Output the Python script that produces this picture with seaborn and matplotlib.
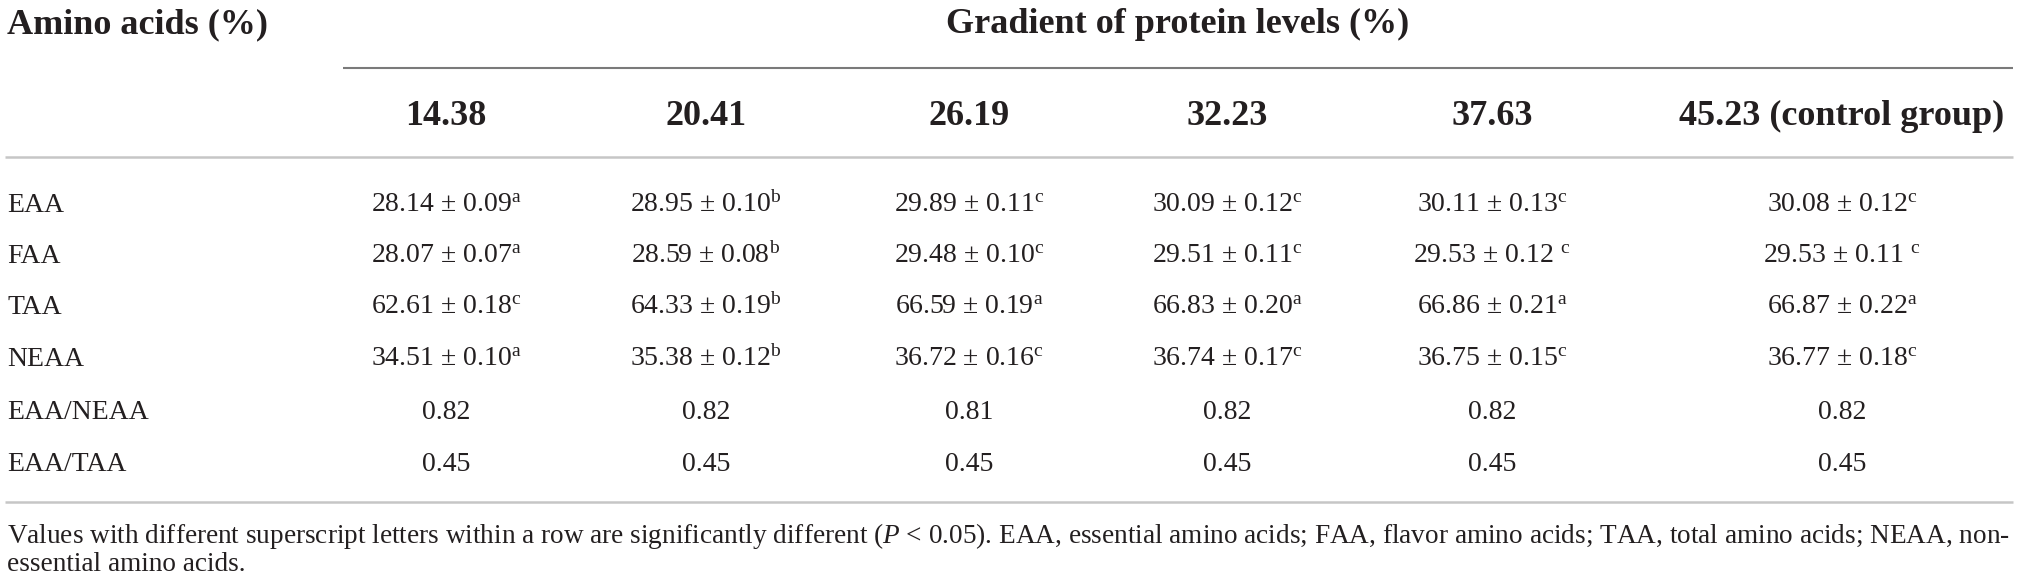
import matplotlib
matplotlib.use("Agg")
import matplotlib.pyplot as plt
import seaborn as sns

# ---------------- data ----------------
stub_header = "Amino acids (%)"
spanner_header = "Gradient of protein levels (%)"
protein_levels = ["14.38", "20.41", "26.19", "32.23", "37.63", "45.23 (control group)"]
row_labels = ["EAA", "FAA", "TAA", "NEAA", "EAA/NEAA", "EAA/TAA"]

eaa_mean = [28.14, 28.95, 29.89, 30.09, 30.11, 30.08]
eaa_sd = [0.09, 0.10, 0.11, 0.12, 0.13, 0.12]
eaa_letter = ["a", "b", "c", "c", "c", "c"]

faa_mean = [28.07, 28.59, 29.48, 29.51, 29.53, 29.53]
faa_sd = [0.07, 0.08, 0.10, 0.11, 0.12, 0.11]
faa_letter = ["a", "b", "c", "c", " c", " c"]

taa_mean = [62.61, 64.33, 66.59, 66.83, 66.86, 66.87]
taa_sd = [0.18, 0.19, 0.19, 0.20, 0.21, 0.22]
taa_letter = ["c", "b", "a", "a", "a", "a"]

neaa_mean = [34.51, 35.38, 36.72, 36.74, 36.75, 36.77]
neaa_sd = [0.10, 0.12, 0.16, 0.17, 0.15, 0.18]
neaa_letter = ["a", "b", "c", "c", "c", "c"]

eaa_neaa_ratio = [0.82, 0.82, 0.81, 0.82, 0.82, 0.82]
eaa_taa_ratio = [0.45, 0.45, 0.45, 0.45, 0.45, 0.45]

footnote_1 = ("Values with different superscript letters within a row are significantly different "
              "($\\mathit{P}$ < 0.05). EAA, essential amino acids; FAA, flavor amino acids; "
              "TAA, total amino acids; NEAA, non-")
footnote_2 = "essential amino acids."

# ---------------- style ----------------
sns.set_theme(style="white")
plt.rcParams["font.family"] = ["Liberation Serif", "DejaVu Serif"]
plt.rcParams["mathtext.fontset"] = "custom"
plt.rcParams["mathtext.rm"] = "Liberation Serif"
plt.rcParams["mathtext.it"] = "Liberation Serif:italic"
plt.rcParams["mathtext.bf"] = "Liberation Serif:bold"

TXT = "#231f20"
W, H = 2019, 586

fig = plt.figure(figsize=(W / 100, H / 100), dpi=100)
ax = fig.add_axes([0, 0, 1, 1])
ax.set_xlim(0, W)
ax.set_ylim(H, 0)
ax.axis("off")


def fmt(m, s, l):
    if l.startswith(" "):
        return f"{m:.2f} ± {s:.2f} $^{{\\mathrm{{{l.strip()}}}}}$"
    return f"{m:.2f} ± {s:.2f}$^{{\\mathrm{{{l}}}}}$"


cells = [
    [fmt(m, s, l) for m, s, l in zip(eaa_mean, eaa_sd, eaa_letter)],
    [fmt(m, s, l) for m, s, l in zip(faa_mean, faa_sd, faa_letter)],
    [fmt(m, s, l) for m, s, l in zip(taa_mean, taa_sd, taa_letter)],
    [fmt(m, s, l) for m, s, l in zip(neaa_mean, neaa_sd, neaa_letter)],
    [f"{v:.2f}" for v in eaa_neaa_ratio],
    [f"{v:.2f}" for v in eaa_taa_ratio],
]

# layout
col_x = [446, 706, 969, 1227, 1492, 1842]
row_y = [212, 263, 314, 366, 419, 471]
left = 7
head_fs = 26
body_fs = 20

# headers
ax.text(left, 33, stub_header, fontsize=head_fs, fontweight="bold", color=TXT,
        ha="left", va="baseline")
ax.text(1178, 33, spanner_header, fontsize=head_fs, fontweight="bold", color=TXT,
        ha="center", va="baseline")
ax.plot([343, 2013], [68, 68], color="#7a7a7a", lw=1.5, solid_capstyle="butt")
for x, lab in zip(col_x, protein_levels):
    ax.text(x, 125, lab, fontsize=head_fs, fontweight="bold", color=TXT,
            ha="center", va="baseline")
ax.plot([5, 2013], [157, 157], color="#c6c6c6", lw=1.8, solid_capstyle="butt")

# body
for y, lab, row in zip(row_y, row_labels, cells):
    ax.text(left, y, lab, fontsize=body_fs, color=TXT, ha="left", va="baseline")
    for x, c in zip(col_x, row):
        ax.text(x, y, c, fontsize=body_fs, color=TXT, ha="center", va="baseline")

ax.plot([5, 2013], [502, 502], color="#c6c6c6", lw=1.8, solid_capstyle="butt")

# footnote, fitted to the table width
fn_fs = 16.5
t1 = ax.text(left, 543, footnote_1, fontsize=fn_fs, color=TXT, ha="left", va="baseline")
fig.canvas.draw()
r = fig.canvas.get_renderer()
wpx = t1.get_window_extent(r).width
fn_fs = fn_fs * (2011 - left) / wpx
t1.set_fontsize(fn_fs)
ax.text(left, 571, footnote_2, fontsize=fn_fs, color=TXT, ha="left", va="baseline")

fig.savefig("out.png", dpi=100, facecolor="white")
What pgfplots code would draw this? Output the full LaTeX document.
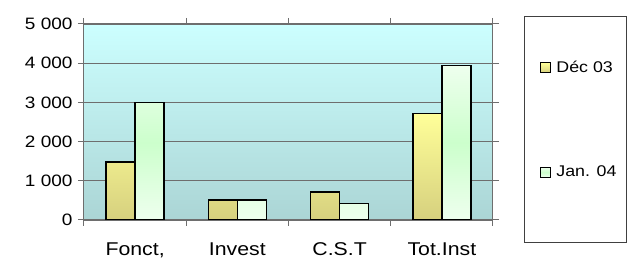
\documentclass[border=0pt]{standalone}
\usepackage{pgfplots}
\pgfplotsset{compat=1.18}
\usepackage{fontspec}
\setmainfont{Liberation Sans}[FakeStretch=1.15]
\definecolor{bgtop}{HTML}{CCFFFF}
\definecolor{bgbot}{HTML}{ABD5D5}
\definecolor{ytop}{HTML}{FFFF99}
\definecolor{ybot}{HTML}{D6D07E}
\definecolor{gtop}{HTML}{EEFFEE}
\definecolor{gmid}{HTML}{CCFFCC}
\definecolor{gbot}{HTML}{EEFFEE}
\definecolor{gridc}{HTML}{6E6E6E}
\begin{document}
\begin{tikzpicture}
\useasboundingbox (0,0) rectangle (630pt,260pt);
\draw[black!75, line width=0.6pt] (524pt,18pt) rectangle (626pt,244pt);
\begin{axis}[
  at={(84pt,40pt)}, anchor=south west,
  scale only axis, width=409pt, height=196pt,
  xmin=-0.5, xmax=3.5, ymin=0, ymax=5000,
  xtick={-0.5,0.5,1.5,2.5,3.5},
  x tick label as interval,
  xticklabels={{Fonct,},Invest,C.S.T,Tot.Inst},
  ytick={0,1000,2000,3000,4000,5000},
  tick align=outside, major tick length=6pt,
  tick style={gridc, line width=1pt},
  axis line style={gridc, line width=1pt},
  ymajorgrids, grid style={gridc, line width=1.2pt},
  axis background/.style={top color=bgtop, bottom color=bgbot},
  ybar=0pt, bar width=29pt,
  /pgf/number format/assume math mode=true,
  /pgf/number format/1000 sep={\ },
  yticklabel style={font=\fontsize{16.5}{18}\selectfont, xshift=-2pt},
  xticklabel style={font=\fontsize{18.5}{20}\selectfont, yshift=-13pt},
  legend style={at={(1,1)}, anchor=north west, xshift=31pt, yshift=8pt,
    draw=none, fill=none,
    inner xsep=16pt, inner ysep=43pt, row sep=88pt, column sep=3pt,
    font=\fontsize{15.5}{17}\selectfont, cells={anchor=west}},
]
\addplot[draw=black, line width=1.5pt, top color=ytop, bottom color=ybot,
  legend image code/.code={\draw[black, line width=1.2pt, top color=ytop, bottom color=ybot] (0pt,-5pt) rectangle (10pt,5pt);}]
  coordinates {(0,1480) (1,510) (2,720) (3,2720)};
\addlegendentry{Déc 03}
\addplot[draw=black, line width=1.5pt, top color=gtop, bottom color=gbot, middle color=gmid,
  legend image code/.code={\draw[black, line width=1.2pt, top color=gtop, bottom color=gbot, middle color=gmid] (0pt,-5pt) rectangle (10pt,5pt);}]
  coordinates {(0,3000) (1,510) (2,425) (3,3940)};
\addlegendentry{Jan. 04}
\end{axis}
\end{tikzpicture}
\end{document}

Exercise instructions:
Provide only the count of lines in the material above that hold the word "Output".

Response to this task:
2